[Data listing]

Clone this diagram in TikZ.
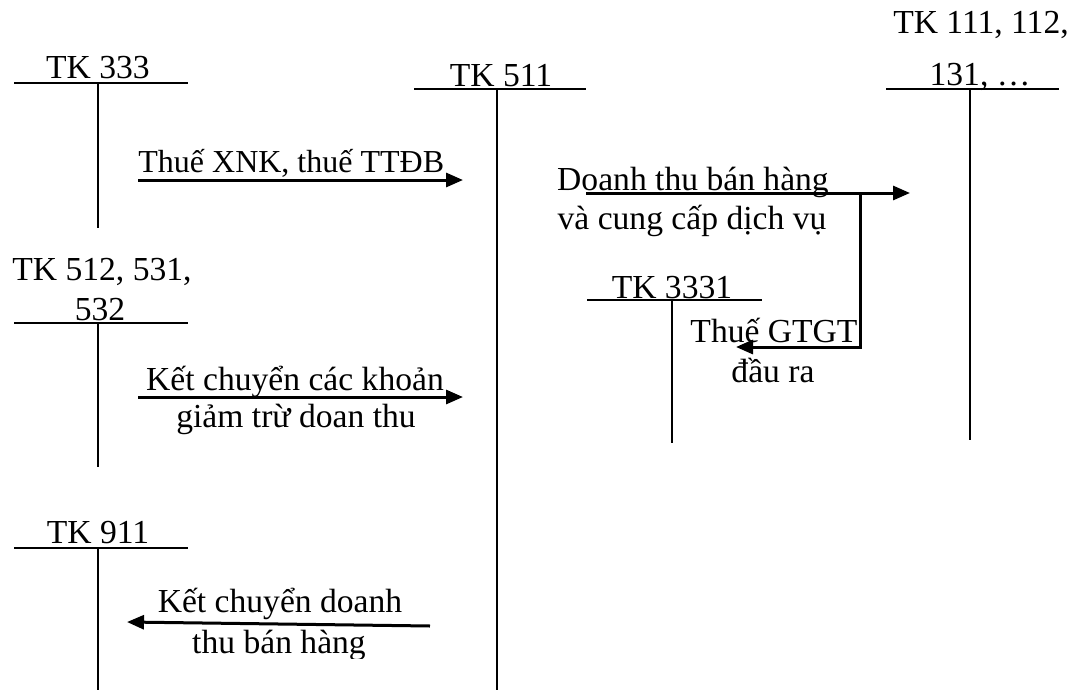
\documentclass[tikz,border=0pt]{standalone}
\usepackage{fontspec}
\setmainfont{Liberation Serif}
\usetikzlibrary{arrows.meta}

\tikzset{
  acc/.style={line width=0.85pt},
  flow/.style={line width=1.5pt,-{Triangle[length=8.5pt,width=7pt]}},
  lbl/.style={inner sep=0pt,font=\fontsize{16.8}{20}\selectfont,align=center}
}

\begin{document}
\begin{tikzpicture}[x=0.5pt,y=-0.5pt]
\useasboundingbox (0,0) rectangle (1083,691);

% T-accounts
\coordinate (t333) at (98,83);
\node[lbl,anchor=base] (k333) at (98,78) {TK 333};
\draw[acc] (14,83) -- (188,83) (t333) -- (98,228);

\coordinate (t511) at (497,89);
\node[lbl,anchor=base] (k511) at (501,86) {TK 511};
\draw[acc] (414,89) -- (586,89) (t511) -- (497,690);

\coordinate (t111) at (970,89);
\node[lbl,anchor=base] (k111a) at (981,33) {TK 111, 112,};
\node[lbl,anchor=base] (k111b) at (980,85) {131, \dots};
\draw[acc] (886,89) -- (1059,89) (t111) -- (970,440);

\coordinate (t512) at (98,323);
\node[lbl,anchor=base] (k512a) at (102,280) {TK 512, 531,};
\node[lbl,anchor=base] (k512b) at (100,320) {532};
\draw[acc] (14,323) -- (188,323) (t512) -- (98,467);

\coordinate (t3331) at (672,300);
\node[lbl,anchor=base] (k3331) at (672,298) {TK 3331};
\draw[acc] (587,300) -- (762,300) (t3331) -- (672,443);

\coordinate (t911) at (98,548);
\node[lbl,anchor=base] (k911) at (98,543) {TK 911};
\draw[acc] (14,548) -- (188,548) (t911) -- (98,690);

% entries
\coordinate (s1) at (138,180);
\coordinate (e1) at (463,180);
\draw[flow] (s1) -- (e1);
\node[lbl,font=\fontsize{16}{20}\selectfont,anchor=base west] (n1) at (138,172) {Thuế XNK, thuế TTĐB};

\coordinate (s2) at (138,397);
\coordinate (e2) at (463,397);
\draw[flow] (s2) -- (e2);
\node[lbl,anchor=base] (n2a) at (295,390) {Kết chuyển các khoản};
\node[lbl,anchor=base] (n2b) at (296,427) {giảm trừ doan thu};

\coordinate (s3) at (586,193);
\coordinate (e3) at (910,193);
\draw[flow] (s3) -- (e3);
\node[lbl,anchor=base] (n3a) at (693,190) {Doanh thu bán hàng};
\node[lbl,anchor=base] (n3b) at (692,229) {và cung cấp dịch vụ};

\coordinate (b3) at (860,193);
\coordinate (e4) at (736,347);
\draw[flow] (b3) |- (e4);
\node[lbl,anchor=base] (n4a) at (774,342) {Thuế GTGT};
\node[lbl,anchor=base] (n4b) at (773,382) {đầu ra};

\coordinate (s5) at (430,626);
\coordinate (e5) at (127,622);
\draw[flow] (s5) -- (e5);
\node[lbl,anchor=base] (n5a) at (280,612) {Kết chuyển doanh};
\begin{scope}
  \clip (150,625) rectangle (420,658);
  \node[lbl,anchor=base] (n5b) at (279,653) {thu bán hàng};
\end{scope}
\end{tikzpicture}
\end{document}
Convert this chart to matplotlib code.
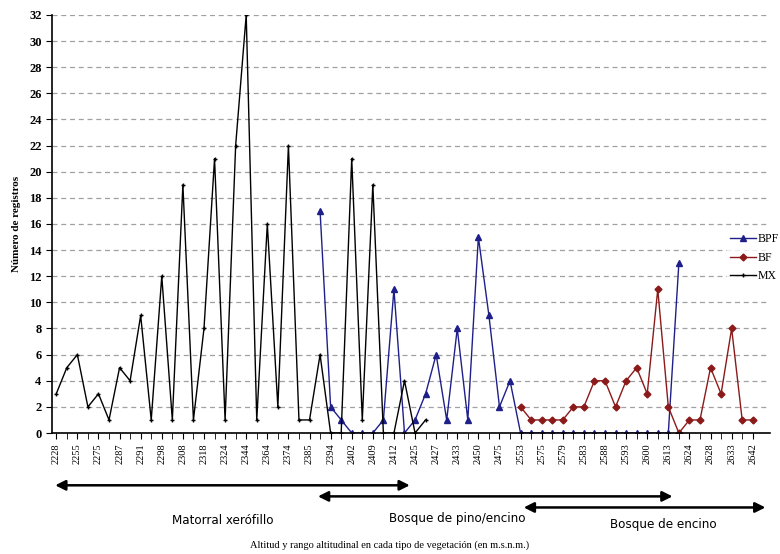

(Direction):
Give the material again exactly as it is, but keep the pictures out.

(The output):
Clone this diagram in TikZ.
\documentclass[tikz,border=0pt]{standalone}
\usepackage{fontspec}
\setmainfont{Liberation Serif}
\usetikzlibrary{arrows.meta}

\tikzset{
  acc/.style={line width=0.85pt},
  flow/.style={line width=1.5pt,-{Triangle[length=8.5pt,width=7pt]}},
  lbl/.style={inner sep=0pt,font=\fontsize{16.8}{20}\selectfont,align=center}
}

\begin{document}
\begin{tikzpicture}[x=0.5pt,y=-0.5pt]
\useasboundingbox (0,0) rectangle (1083,691);

% T-accounts
\coordinate (t333) at (98,83);
\node[lbl,anchor=base] (k333) at (98,78) {TK 333};
\draw[acc] (14,83) -- (188,83) (t333) -- (98,228);

\coordinate (t511) at (497,89);
\node[lbl,anchor=base] (k511) at (501,86) {TK 511};
\draw[acc] (414,89) -- (586,89) (t511) -- (497,690);

\coordinate (t111) at (970,89);
\node[lbl,anchor=base] (k111a) at (981,33) {TK 111, 112,};
\node[lbl,anchor=base] (k111b) at (980,85) {131, \dots};
\draw[acc] (886,89) -- (1059,89) (t111) -- (970,440);

\coordinate (t512) at (98,323);
\node[lbl,anchor=base] (k512a) at (102,280) {TK 512, 531,};
\node[lbl,anchor=base] (k512b) at (100,320) {532};
\draw[acc] (14,323) -- (188,323) (t512) -- (98,467);

\coordinate (t3331) at (672,300);
\node[lbl,anchor=base] (k3331) at (672,298) {TK 3331};
\draw[acc] (587,300) -- (762,300) (t3331) -- (672,443);

\coordinate (t911) at (98,548);
\node[lbl,anchor=base] (k911) at (98,543) {TK 911};
\draw[acc] (14,548) -- (188,548) (t911) -- (98,690);

% entries
\coordinate (s1) at (138,180);
\coordinate (e1) at (463,180);
\draw[flow] (s1) -- (e1);
\node[lbl,font=\fontsize{16}{20}\selectfont,anchor=base west] (n1) at (138,172) {Thuế XNK, thuế TTĐB};

\coordinate (s2) at (138,397);
\coordinate (e2) at (463,397);
\draw[flow] (s2) -- (e2);
\node[lbl,anchor=base] (n2a) at (295,390) {Kết chuyển các khoản};
\node[lbl,anchor=base] (n2b) at (296,427) {giảm trừ doan thu};

\coordinate (s3) at (586,193);
\coordinate (e3) at (910,193);
\draw[flow] (s3) -- (e3);
\node[lbl,anchor=base] (n3a) at (693,190) {Doanh thu bán hàng};
\node[lbl,anchor=base] (n3b) at (692,229) {và cung cấp dịch vụ};

\coordinate (b3) at (860,193);
\coordinate (e4) at (736,347);
\draw[flow] (b3) |- (e4);
\node[lbl,anchor=base] (n4a) at (774,342) {Thuế GTGT};
\node[lbl,anchor=base] (n4b) at (773,382) {đầu ra};

\coordinate (s5) at (430,626);
\coordinate (e5) at (127,622);
\draw[flow] (s5) -- (e5);
\node[lbl,anchor=base] (n5a) at (280,612) {Kết chuyển doanh};
\begin{scope}
  \clip (150,625) rectangle (420,658);
  \node[lbl,anchor=base] (n5b) at (279,653) {thu bán hàng};
\end{scope}
\end{tikzpicture}
\end{document}
Convert this chart to matplotlib code.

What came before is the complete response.